Two projects 1. Solar and stellar flares 2. detection of meteors using the observatory's sky cameras.

Project 1: Solar and stellar flares

Solar flares are bursts of energy from the Sun that occur when the energy stored in the magnetic fields is transferred into kinetic and heat energy (see Fig . 1, panels 1-6 show how plasma is trapped in magnetic field lines). They give off energy across the entire spectrum and can release energy at a magnitude of around 1E25 Joules. They occur at areas of the sun where magnetic action is high e.g. sunspots (dark spots on the surface of the sun). The period of time for a flare is around 100 seconds for energy in the corona . Mega flares with 10,000 times as much energy than regular solar flares happen every 200 years. So to study dynamics such mega flaring events we uses example from Stellar flares.

How stellar flares look ?

We studied a sample time series of a stellar flare. Here we see a long term trend in the data because of the flare and we wanted to investigate the short term periods. The First step before applying FT was to detrend the data then we applied the same method to find a power spectrum. In this case confidence or significance levels corresponding to various time periods.

Method ?

We wish to investigate various pulses or bursts that occur in the stellar flares. In order to investigate we need to filter the signal of such events from the flare signal. We do this by using boxcar average function (see Fig.4 top panel) . The output of this function is then applied to the original signal. This removes the long term trend in the data (see Fig.4 bottom panel).

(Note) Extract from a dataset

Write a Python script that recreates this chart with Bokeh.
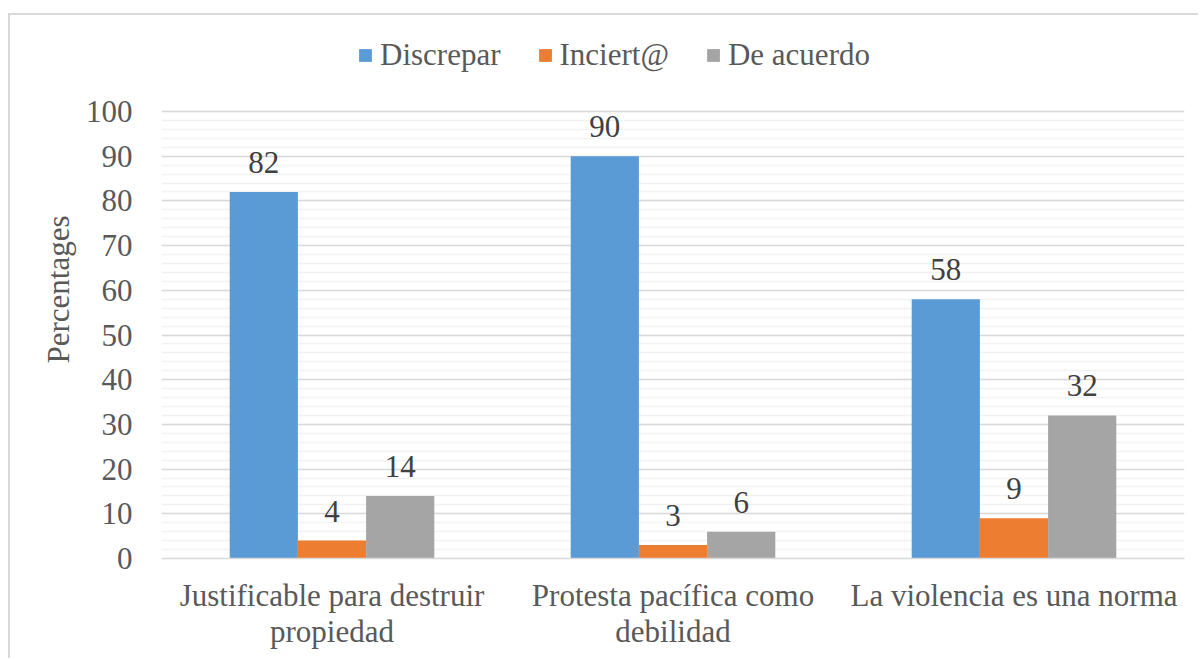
from bokeh.plotting import figure
from bokeh.models import (ColumnDataSource, FactorRange, Legend, LegendItem,
                          FixedTicker, Range1d)
from bokeh.transform import dodge
from bokeh.core.properties import value
from bokeh.embed import file_html
from bokeh.resources import INLINE

categories = ["Justificable para destruir\npropiedad",
              "Protesta pacífica como\ndebilidad",
              "La violencia es una norma"]
series_names = ["Discrepar", "Inciert@", "De acuerdo"]
discrepar = [82, 90, 58]
incierto = [4, 3, 9]
de_acuerdo = [14, 6, 32]
colors = ["#5b9bd5", "#ed7d31", "#a5a5a5"]
y_ticks = [0, 10, 20, 30, 40, 50, 60, 70, 80, 90, 100]
y_minor_ticks = list(range(0, 101, 2))

FONT = "'Liberation Serif', 'Times New Roman', serif"
FS = "31px"

src = ColumnDataSource(dict(cat=categories, d=discrepar, i=incierto, a=de_acuerdo,
                            dl=[str(v) for v in discrepar],
                            il=[str(v) for v in incierto],
                            al=[str(v) for v in de_acuerdo]))

p = figure(width=1190, height=645, x_range=FactorRange(*categories),
           y_range=Range1d(0, 120.36), output_backend="svg", toolbar_location=None,
           min_border_left=151, min_border_right=16, min_border_top=5,
           min_border_bottom=102)
p.outline_line_color = None
p.background_fill_color = "white"
p.border_fill_color = "white"

renderers = []
for col, lab, off, color in [("d", "dl", -0.2, colors[0]),
                             ("i", "il", 0.0, colors[1]),
                             ("a", "al", 0.2, colors[2])]:
    r = p.vbar(x=dodge("cat", off, range=p.x_range), top=col, width=0.2,
               source=src, fill_color=color, line_color=None)
    renderers.append(r)
    p.text(x=dodge("cat", off, range=p.x_range), y=col, text=lab, source=src,
           text_align="center", text_baseline="bottom", y_offset=-19,
           text_font=value(FONT), text_font_size=FS, text_color="#404040")

p.yaxis.ticker = FixedTicker(ticks=y_ticks, minor_ticks=y_minor_ticks)
p.ygrid.grid_line_color = "#d9d9d9"
p.ygrid.grid_line_width = 1.5
p.ygrid.minor_grid_line_color = "#f2f2f2"
p.ygrid.minor_grid_line_width = 1.5
p.xgrid.grid_line_color = None

for ax in (p.xaxis, p.yaxis):
    ax.major_tick_line_color = None
    ax.minor_tick_line_color = None
    ax.major_label_text_font = FONT
    ax.major_label_text_font_size = FS
    ax.major_label_text_color = "#595959"
p.yaxis.axis_line_color = None
p.yaxis.major_label_standoff = 23
p.xaxis.axis_line_color = "#d9d9d9"
p.xaxis.axis_line_width = 1.5
p.xaxis.major_label_standoff = 13
p.xaxis.major_label_text_line_height = 1.05
p.yaxis.axis_label = "Percentages"
p.yaxis.axis_label_text_font = FONT
p.yaxis.axis_label_text_font_size = FS
p.yaxis.axis_label_text_font_style = "normal"
p.yaxis.axis_label_text_color = "#595959"
p.yaxis.axis_label_standoff = 7

legend = Legend(items=[LegendItem(label=n, renderers=[r]) for n, r in zip(series_names, renderers)],
                orientation="horizontal", location=(196, 485),
                label_text_font=FONT, label_text_font_size=FS,
                label_text_color="#595959", glyph_width=16, glyph_height=16,
                label_standoff=7, spacing=36, padding=0, margin=0,
                border_line_color=None, background_fill_alpha=0)
p.add_layout(legend)
p.styles = {"margin-left": "8px", "margin-top": "13px",
            "border-top": "2px solid #d9d9d9", "border-left": "2px solid #d9d9d9"}

open("out.html", "w").write(file_html(p, INLINE))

We use a method called wavelet analysis to investigate the time period of the pulses present in a flare. This method uses fourier transform (FT), a function derived from a given function and representing it by a series of sinusoidal functions. The output of this method gives a series of periods (frequency).

We represent the outcome in 3-D graph. The contours of this plot represent probability and the highest period is represented by red colour in the Fig. 5. We can also represent the outcome in 2-D as shown in Fig. 6-7. For these figures the probability is represented by contours of solid black colour.

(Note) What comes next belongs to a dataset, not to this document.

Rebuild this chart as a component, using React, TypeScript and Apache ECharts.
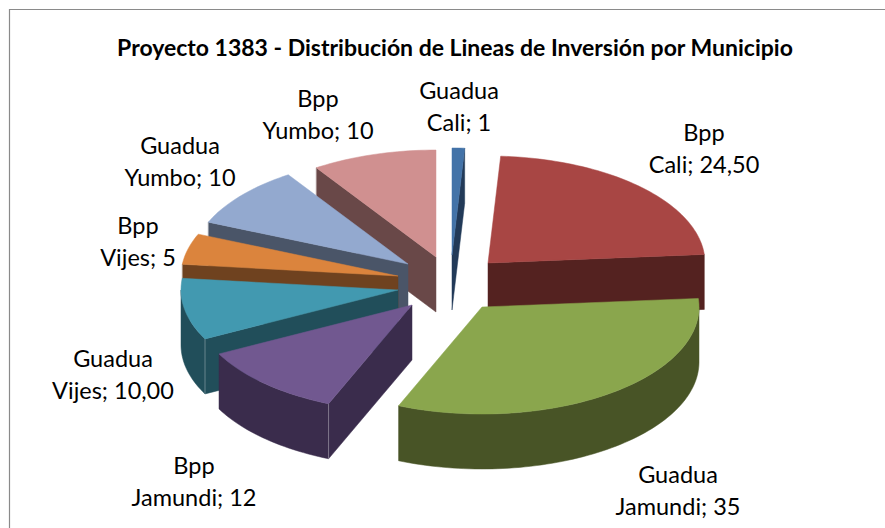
import React, { useEffect, useRef } from "react";
import * as echarts from "echarts";

const chartTitle = "Proyecto 1383 - Distribución de Lineas de Inversión por Municipio";
const lineNames = ["Guadua", "Bpp", "Guadua", "Bpp", "Guadua", "Bpp", "Guadua", "Bpp"];
const municipalities = ["Cali", "Cali", "Jamundi", "Jamundi", "Vijes", "Vijes", "Yumbo", "Yumbo"];
const values = [1, 24.5, 35, 12, 10, 5, 10, 10];
const valueLabels = ["1", "24,50", "35", "12", "10,00", "5", "10", "10"];

// Look of each slice
const topColors = ["#4373A8", "#A84644", "#8AA64D", "#715890", "#4299B0", "#DB843D", "#93A9CF", "#D09090"];
const wallColors = ["#223A58", "#542220", "#485426", "#3A2C4C", "#214E5A", "#6F421F", "#4A5568", "#694848"];
// Exploded position of each slice's apex, and the centre of its label
const apexX = [452, 488, 482, 412, 398, 398, 408, 436];
const apexY = [255, 263, 307, 305, 290, 276, 264, 257];
const labelX = [459, 704, 678, 194, 113, 138, 180, 318];
const labelY = [106, 148, 490, 481, 374, 241, 161, 114];
const paintOrder = [0, 7, 6, 5, 4, 3, 1, 2];

const RX = 217;
const RY = 107;
const DEPTH = 55;
const FONT = "Lato, Carlito, sans-serif";

const total = values.reduce((a, b) => a + b, 0);
const startAngles: number[] = [];
values.reduce((acc, v, i) => {
  startAngles[i] = (acc / total) * 360;
  return acc + v;
}, 0);

function rim(i: number, deg: number): [number, number] {
  const t = (deg * Math.PI) / 180;
  return [apexX[i] + RX * Math.sin(t), apexY[i] - RY * Math.cos(t)];
}

function arc(i: number, from: number, to: number): [number, number][] {
  const n = Math.max(2, Math.ceil((to - from) / 1.5));
  const pts: [number, number][] = [];
  for (let k = 0; k <= n; k++) pts.push(rim(i, from + ((to - from) * k) / n));
  return pts;
}

const down = (p: [number, number]): [number, number] => [p[0], p[1] + DEPTH];

function renderSlice(params: any) {
  const i = paintOrder[params.dataIndex];
  const a0 = startAngles[i];
  const a1 = a0 + (values[i] / total) * 360;
  const apex: [number, number] = [apexX[i], apexY[i]];
  const children: any[] = [];
  const wall = (points: [number, number][]) =>
    children.push({
      type: "polygon",
      shape: { points },
      style: { fill: wallColors[i], stroke: wallColors[i], lineWidth: 0.5 },
    });
  const edge = (points: [number, number][]) =>
    children.push({
      type: "polyline",
      shape: { points },
      style: { fill: null, stroke: "rgba(255,255,255,0.4)", lineWidth: 0.8 },
    });

  // outer curved wall: only the part facing the viewer
  const o0 = Math.max(a0, 90);
  const o1 = Math.min(a1, 270);
  if (o1 > o0) {
    const top = arc(i, o0, o1);
    wall([...top, ...top.slice().reverse().map(down)]);
  }
  // flat cut walls that face the viewer
  if (a1 > 0 && a1 < 180) {
    const r = rim(i, a1);
    wall([apex, r, down(r), down(apex)]);
  }
  if (a0 > 180 && a0 < 360) {
    const r = rim(i, a0);
    wall([apex, r, down(r), down(apex)]);
    edge([r, down(r)]);
  }
  // top face
  children.push({
    type: "polygon",
    shape: { points: [apex, ...arc(i, a0, a1)] },
    style: { fill: topColors[i], stroke: topColors[i], lineWidth: 0.5 },
  });
  // label
  children.push({
    type: "text",
    style: {
      x: labelX[i],
      y: labelY[i],
      text: `${lineNames[i]}\n${municipalities[i]}; ${valueLabels[i]}`,
      font: `400 23.5px ${FONT}`,
      fill: "#000000",
      align: "center",
      verticalAlign: "middle",
      lineHeight: 31.5,
    },
  });
  return { type: "group", children };
}

export default function App() {
  const ref = useRef<HTMLDivElement>(null);
  useEffect(() => {
    const chart = echarts.init(ref.current!, null, { renderer: "svg" });
    chart.setOption({
      animation: false,
      backgroundColor: "#ffffff",
      title: {
        text: chartTitle,
        left: 450,
        top: 30,
        textAlign: "center",
        textStyle: { fontFamily: FONT, fontSize: 23, fontWeight: 700, color: "#000000" },
      },
      graphic: [
        {
          type: "polyline",
          shape: { points: [[9.5, 528], [9.5, 9.5], [885, 9.5]] },
          style: { fill: null, stroke: "#8a8a8a", lineWidth: 1.2 },
        },
      ],
      series: [
        {
          type: "custom",
          coordinateSystem: "none",
          silent: true,
          data: paintOrder.map((i) => values[i]),
          renderItem: renderSlice,
        },
      ],
    });
    return () => chart.dispose();
  }, []);
  return <div ref={ref} style={{ position: "fixed", left: 0, top: 0, width: 885, height: 528 }} />;
}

If we have 2 dominant periods at the same probability, then we use different threshold of boxcar function to identify the dominant period. E.g. in bottom panel of Fig. 7 we see 2 peaks representing dominant periods of the pulses at 20 and 40 seconds. We then use a 50s filter and find that the period at 40s had maximum probability.

Physics of the analysis

Upon applying the similar wavelet analysis. We find that there are possible periodicity at 40s (90 to 100% confidence). We discussed causes of these periodicities. These could be due to the following : 1.) Planets - When planet goes in front of the parent star. But this would take at least days. 2.) Sunspots - Assuming the star is Sunlike, then we would expect sunpots to vary every 30 days. Thus this cannot be possible cause. 3.) Other eruptions like Coronal mass ejections (CMEs), prominences and so on. These would last for few days again. So we rule this out. 4.) Flares - These would last for days but we see variations in short periods of time. This variations could be due to fluctating plasma during the eruption. As this plasma is along a flux tube, such periodicities and be related to high-frequency waves.

Project 2 - Ethan Cardwell

There are various objects that can be observed from the observatory. These include stars, comets, asteroids, meteoroid, meteor and meteorite. The difference between the local solar system objects is: A comet is a relatively small solar system body that orbits the Sun. When close enough to the Sun they display a visible coma (a fuzzy outline or atmosphere due to solar radiation) and sometimes a tail. Asteroids are small solar system bodies that orbit the Sun. Made of rock and metal, they can also contain organic compounds. Asteroids are similar to comets but do not have a visible coma (fuzzy outline and tail) like comets do. A meteoroid is a small rock or particle of debris in our solar system. They range in size from dust to around 10 metres in diameter (larger objects are usually referred to as asteroids). A meteoroid that burns up as it passes through the Earth’s atmosphere is known as a meteor. If you’ve ever looked up at the sky at night and seen a streak of light or ‘shooting star’ what you are actually seeing is a meteor. A meteoroid that survives falling through the Earth’s atmosphere and colliding with the Earth’s surface is known as a meteorite.

In the span of 6 nights (from the 7th-13th) I saw roughly 40 meteors using the 3 sky cameras at the observatory. You can tell the difference from a meteor and for example a bird or a plane or even a piece of space junk based on this: 1.) A meteor has a straight line of trajectory. 2.) A meteor doesn't flash (plane/helicopter lights). 3.) Meteors dont produce big bright flash.